6. From a different angle also, the assessee is to succeed. Part A of the Seventh Schedule to the Income-tax Act for purposes of Section 35E of the Act enumerates the list of minerals. There are about 27 items and granite is not found one among them. Part B deals with groups of associated minerals and contains about 16 items and granite stone memorial is not one among them. Therefore, it cannot be said that granite - cut and polished granite memorials - is a mineral in the sense of the term as understood in the Income-tax Act or as understood by the Government of India's Import and Export policy or by the Trade. There is dispute about the eligibility of the assessee for 80HHC deduction but for the issue discussed above. In the light of our discussion, we hold that the assessee is entitled to deduction under Section 80HHC and the order of the Income-tax Officer did not suffer from any error resulting in any prejudice to the revenue.

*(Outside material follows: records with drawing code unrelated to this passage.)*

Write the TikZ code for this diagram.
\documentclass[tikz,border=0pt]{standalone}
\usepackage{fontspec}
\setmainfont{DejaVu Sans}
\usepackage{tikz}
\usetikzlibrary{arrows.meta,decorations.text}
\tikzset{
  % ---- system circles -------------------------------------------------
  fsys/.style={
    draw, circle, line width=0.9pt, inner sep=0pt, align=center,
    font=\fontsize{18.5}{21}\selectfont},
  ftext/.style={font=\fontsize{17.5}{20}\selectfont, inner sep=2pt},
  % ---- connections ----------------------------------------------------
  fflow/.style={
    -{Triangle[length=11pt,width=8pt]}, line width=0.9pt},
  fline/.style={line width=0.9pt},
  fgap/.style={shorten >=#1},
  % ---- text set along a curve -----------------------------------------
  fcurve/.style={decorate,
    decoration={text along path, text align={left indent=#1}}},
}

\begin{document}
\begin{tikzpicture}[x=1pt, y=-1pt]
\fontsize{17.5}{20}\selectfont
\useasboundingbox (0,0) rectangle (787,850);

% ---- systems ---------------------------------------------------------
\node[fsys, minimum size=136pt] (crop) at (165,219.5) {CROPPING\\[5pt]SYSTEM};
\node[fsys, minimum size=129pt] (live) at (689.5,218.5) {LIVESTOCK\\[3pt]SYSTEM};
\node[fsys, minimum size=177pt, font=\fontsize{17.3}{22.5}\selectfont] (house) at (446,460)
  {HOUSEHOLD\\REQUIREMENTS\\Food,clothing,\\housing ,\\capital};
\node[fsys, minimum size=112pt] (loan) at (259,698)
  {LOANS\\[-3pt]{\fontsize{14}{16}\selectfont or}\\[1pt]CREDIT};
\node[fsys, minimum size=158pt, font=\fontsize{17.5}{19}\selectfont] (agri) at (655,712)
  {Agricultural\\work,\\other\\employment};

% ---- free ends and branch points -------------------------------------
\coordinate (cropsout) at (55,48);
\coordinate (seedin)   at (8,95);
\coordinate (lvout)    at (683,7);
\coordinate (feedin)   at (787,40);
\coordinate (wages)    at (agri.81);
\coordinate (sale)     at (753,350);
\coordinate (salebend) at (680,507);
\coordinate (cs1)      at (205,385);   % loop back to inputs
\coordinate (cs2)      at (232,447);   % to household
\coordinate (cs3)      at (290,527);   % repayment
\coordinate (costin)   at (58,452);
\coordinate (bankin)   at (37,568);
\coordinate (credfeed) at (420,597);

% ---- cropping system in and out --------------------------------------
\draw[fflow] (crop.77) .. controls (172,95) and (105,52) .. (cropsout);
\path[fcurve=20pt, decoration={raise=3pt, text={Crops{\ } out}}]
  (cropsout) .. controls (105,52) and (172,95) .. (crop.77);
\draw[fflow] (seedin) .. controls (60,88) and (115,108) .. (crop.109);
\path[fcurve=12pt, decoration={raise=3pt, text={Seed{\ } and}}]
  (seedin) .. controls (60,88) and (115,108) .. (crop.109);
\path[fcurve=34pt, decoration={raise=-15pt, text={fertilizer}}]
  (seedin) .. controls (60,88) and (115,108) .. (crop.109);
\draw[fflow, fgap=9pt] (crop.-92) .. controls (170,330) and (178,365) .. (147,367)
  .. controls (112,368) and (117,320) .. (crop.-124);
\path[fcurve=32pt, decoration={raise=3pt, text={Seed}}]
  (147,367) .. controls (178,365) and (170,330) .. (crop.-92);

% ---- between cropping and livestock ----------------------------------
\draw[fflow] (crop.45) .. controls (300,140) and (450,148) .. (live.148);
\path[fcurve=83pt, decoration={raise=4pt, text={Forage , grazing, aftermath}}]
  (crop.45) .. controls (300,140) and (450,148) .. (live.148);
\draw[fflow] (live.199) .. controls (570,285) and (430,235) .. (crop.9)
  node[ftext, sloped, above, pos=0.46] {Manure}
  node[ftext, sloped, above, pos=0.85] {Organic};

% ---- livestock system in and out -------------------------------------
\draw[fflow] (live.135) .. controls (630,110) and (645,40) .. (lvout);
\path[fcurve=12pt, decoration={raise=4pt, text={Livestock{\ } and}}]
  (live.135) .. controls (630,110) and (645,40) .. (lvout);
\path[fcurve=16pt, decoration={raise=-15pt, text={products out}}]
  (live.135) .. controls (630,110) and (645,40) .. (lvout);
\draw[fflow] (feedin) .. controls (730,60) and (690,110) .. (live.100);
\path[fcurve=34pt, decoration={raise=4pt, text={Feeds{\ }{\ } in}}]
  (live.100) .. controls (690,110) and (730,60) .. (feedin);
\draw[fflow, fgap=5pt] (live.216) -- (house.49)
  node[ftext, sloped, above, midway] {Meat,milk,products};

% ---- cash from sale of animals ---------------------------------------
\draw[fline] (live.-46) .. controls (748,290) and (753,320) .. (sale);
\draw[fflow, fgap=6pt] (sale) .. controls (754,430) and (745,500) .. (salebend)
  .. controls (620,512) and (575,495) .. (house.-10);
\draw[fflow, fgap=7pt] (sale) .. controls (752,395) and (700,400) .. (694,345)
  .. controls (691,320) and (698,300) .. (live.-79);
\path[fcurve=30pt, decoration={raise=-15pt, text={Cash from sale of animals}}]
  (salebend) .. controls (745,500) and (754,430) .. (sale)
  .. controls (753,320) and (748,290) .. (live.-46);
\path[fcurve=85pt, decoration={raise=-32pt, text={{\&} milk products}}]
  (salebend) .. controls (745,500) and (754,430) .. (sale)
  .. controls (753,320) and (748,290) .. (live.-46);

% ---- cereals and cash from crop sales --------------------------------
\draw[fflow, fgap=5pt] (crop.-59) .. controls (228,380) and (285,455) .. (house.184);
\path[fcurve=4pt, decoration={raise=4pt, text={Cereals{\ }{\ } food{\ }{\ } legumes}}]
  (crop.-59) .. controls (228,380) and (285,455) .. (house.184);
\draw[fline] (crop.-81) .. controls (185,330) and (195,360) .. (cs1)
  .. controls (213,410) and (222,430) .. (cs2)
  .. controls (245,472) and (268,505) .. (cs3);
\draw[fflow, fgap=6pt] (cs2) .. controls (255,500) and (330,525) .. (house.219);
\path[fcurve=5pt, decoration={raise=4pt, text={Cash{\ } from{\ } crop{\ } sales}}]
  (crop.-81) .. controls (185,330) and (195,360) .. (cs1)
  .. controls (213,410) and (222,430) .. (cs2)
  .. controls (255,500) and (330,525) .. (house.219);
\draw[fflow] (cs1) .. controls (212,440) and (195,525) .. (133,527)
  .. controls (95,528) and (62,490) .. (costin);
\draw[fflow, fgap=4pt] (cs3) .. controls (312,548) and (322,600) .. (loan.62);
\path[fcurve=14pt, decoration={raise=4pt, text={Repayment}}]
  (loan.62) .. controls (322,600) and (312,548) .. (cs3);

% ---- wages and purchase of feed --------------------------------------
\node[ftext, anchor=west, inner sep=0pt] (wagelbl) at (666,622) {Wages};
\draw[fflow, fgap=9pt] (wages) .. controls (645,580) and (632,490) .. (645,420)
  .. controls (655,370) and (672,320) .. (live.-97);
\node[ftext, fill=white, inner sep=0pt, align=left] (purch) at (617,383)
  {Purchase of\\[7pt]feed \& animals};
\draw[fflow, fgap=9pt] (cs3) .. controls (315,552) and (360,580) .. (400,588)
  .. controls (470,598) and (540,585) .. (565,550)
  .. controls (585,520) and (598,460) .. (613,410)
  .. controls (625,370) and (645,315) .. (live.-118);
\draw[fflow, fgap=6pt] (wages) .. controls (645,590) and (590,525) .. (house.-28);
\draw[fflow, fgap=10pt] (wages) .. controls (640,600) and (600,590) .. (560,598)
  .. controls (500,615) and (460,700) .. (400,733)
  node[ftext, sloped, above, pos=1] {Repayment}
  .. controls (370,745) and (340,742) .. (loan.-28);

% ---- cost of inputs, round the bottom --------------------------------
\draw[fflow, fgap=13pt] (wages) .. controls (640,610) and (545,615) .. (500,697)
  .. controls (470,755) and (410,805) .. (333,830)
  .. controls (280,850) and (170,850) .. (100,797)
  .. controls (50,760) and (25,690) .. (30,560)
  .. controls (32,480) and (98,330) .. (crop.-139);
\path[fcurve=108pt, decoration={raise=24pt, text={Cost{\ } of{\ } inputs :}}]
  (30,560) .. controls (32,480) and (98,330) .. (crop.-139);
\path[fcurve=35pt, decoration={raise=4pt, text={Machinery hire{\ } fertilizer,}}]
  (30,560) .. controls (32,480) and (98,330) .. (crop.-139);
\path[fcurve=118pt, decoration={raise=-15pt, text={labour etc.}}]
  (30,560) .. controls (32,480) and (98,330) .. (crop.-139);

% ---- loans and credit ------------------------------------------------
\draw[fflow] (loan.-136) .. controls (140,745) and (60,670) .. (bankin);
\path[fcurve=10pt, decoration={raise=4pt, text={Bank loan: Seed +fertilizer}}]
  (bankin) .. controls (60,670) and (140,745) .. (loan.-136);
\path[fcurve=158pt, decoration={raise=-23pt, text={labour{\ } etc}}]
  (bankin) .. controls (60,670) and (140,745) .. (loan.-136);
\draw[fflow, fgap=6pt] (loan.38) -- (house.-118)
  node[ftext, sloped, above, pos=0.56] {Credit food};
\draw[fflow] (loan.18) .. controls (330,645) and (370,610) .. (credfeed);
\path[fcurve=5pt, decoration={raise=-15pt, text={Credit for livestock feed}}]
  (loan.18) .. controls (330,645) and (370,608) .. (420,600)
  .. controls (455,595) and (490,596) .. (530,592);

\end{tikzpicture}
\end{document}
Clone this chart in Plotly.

For these reasons we set aside the order of the learned Commissioner on this issue.

7. The second point at dispute for assessment year 1984-85 is about the direction of the Commissioner of Income-tax at para 8 of his order. Certain details for expenditure incurred on foreign customers were filed for the first time before the Commissioner of Income-tax in the course of 263 proceedings. The learned Commissioner while setting aside the order on the other ground directed the Income-tax Officer to examine the expenses and ascertained whether any entertainment expenses were included therein which would call for disallowance in terms of Section 37(2A) of the IT Act and whether any of the other expenses claimed were admissible under Section 37 of the IT Act.

8. The assessee has not agitated against this direction for the assessment year 1985-86 in its grounds of appeal, though the directions are common to both the years and same plea was taken. After hearing both the sides we do not find any need to interfere with the directions of the Commissioner of Income-tax.

9. In the result appeals for both the years are partly allowed.